KANSAS CITY, Mo. — This new role, and how he’ll stay sharp mentally every day while he sparingly plays, is all still pretty new to Paul Konerko.
But the White Sox slugger, who makes his first start of 2014 on Saturday, does have a solid grasp of how to prepare for the games he doesn’t start.
Whether it has been conversations with former teammates Jim Thome and Mark Kotsay or White Sox third-base coach Joe McEwing, Konerko has received plenty of advice for how to prepare for late-inning, pinch-hit at-bats.
Asked for the best information he’s elicited, Konerko said it revolves around the timing of when he heads to the weight room or the batting cage for flips.
“When you’re not playing, about when you get loose, how to peak at the right time for when you have to pinch hit so you’re not totally loose in the fifth or sixth inning when you’re two or three innings away from hitting,” Konerko said. “Just that whole routine is stuff other guys have helped me with.”
One aspect all the advice can’t aid Konerko with at this point is how to stay sharp for the times he does start. With this, the team’s fifth game, Konerko hasn’t had the chance to try anything out yet. But White Sox manager Robin Ventura wouldn’t put anything past what Konerko can offer.

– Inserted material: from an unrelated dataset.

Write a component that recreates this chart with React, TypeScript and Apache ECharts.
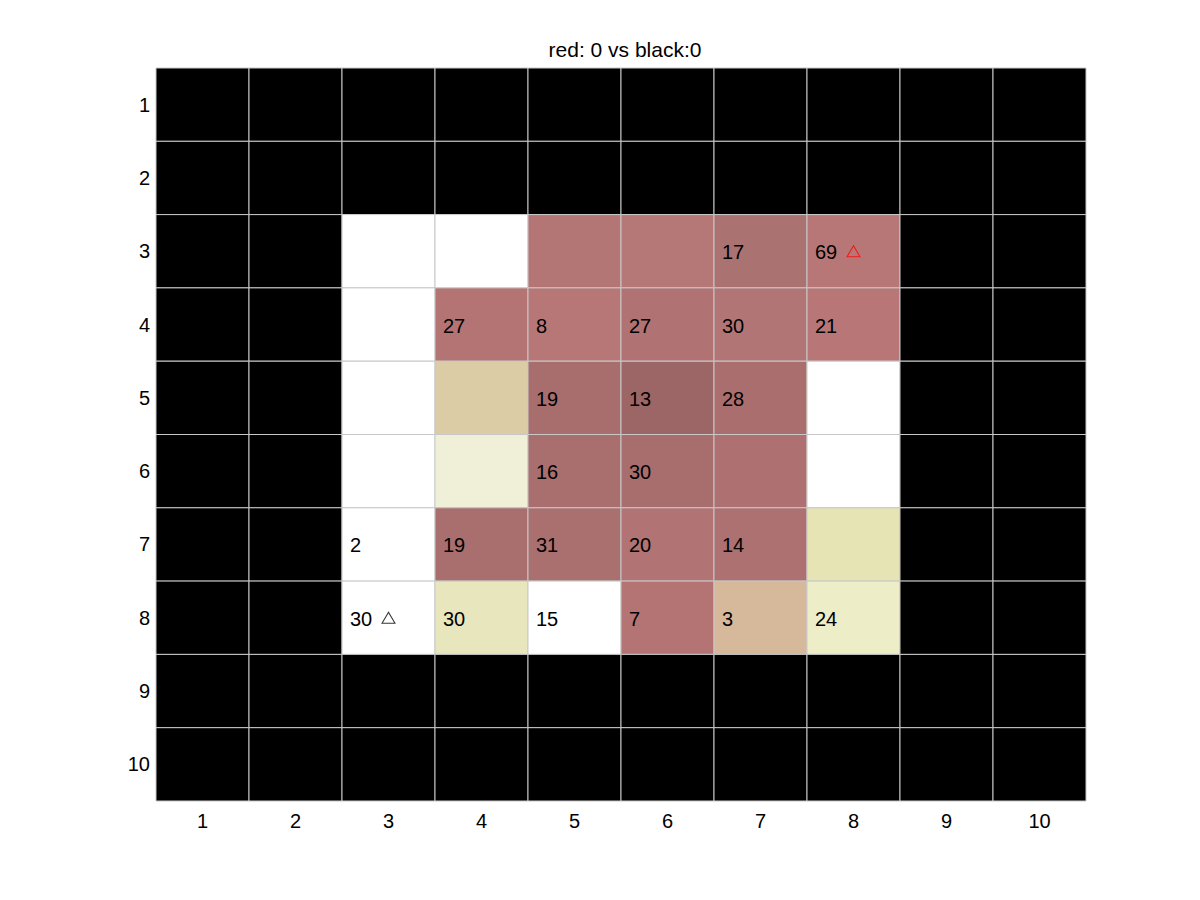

“He’s swinging pretty good,” Ventura said. “You get to this point in your career, and sometimes it can be a benefit to just have short spurts of being able to go out and find it and have a good day and not have to do it six days in a row. You get to take your shots at it in limited times.”
Konerko said he wouldn’t have a proper answer for how to stay sharp mentally until he gets a little further into the season, more accustomed to his role. But Konerko is able to look ahead at the schedule and determine when he might play based on pitching matchups. That allows him to at least prepare for the physical aspect of his potential starts.
“You kind of have an idea when you might play so you kind, when it comes to your stuff in the weight room or your flips in the cage and all that, you can kind of plan it the right way, have a little more control over that,” Konerko said.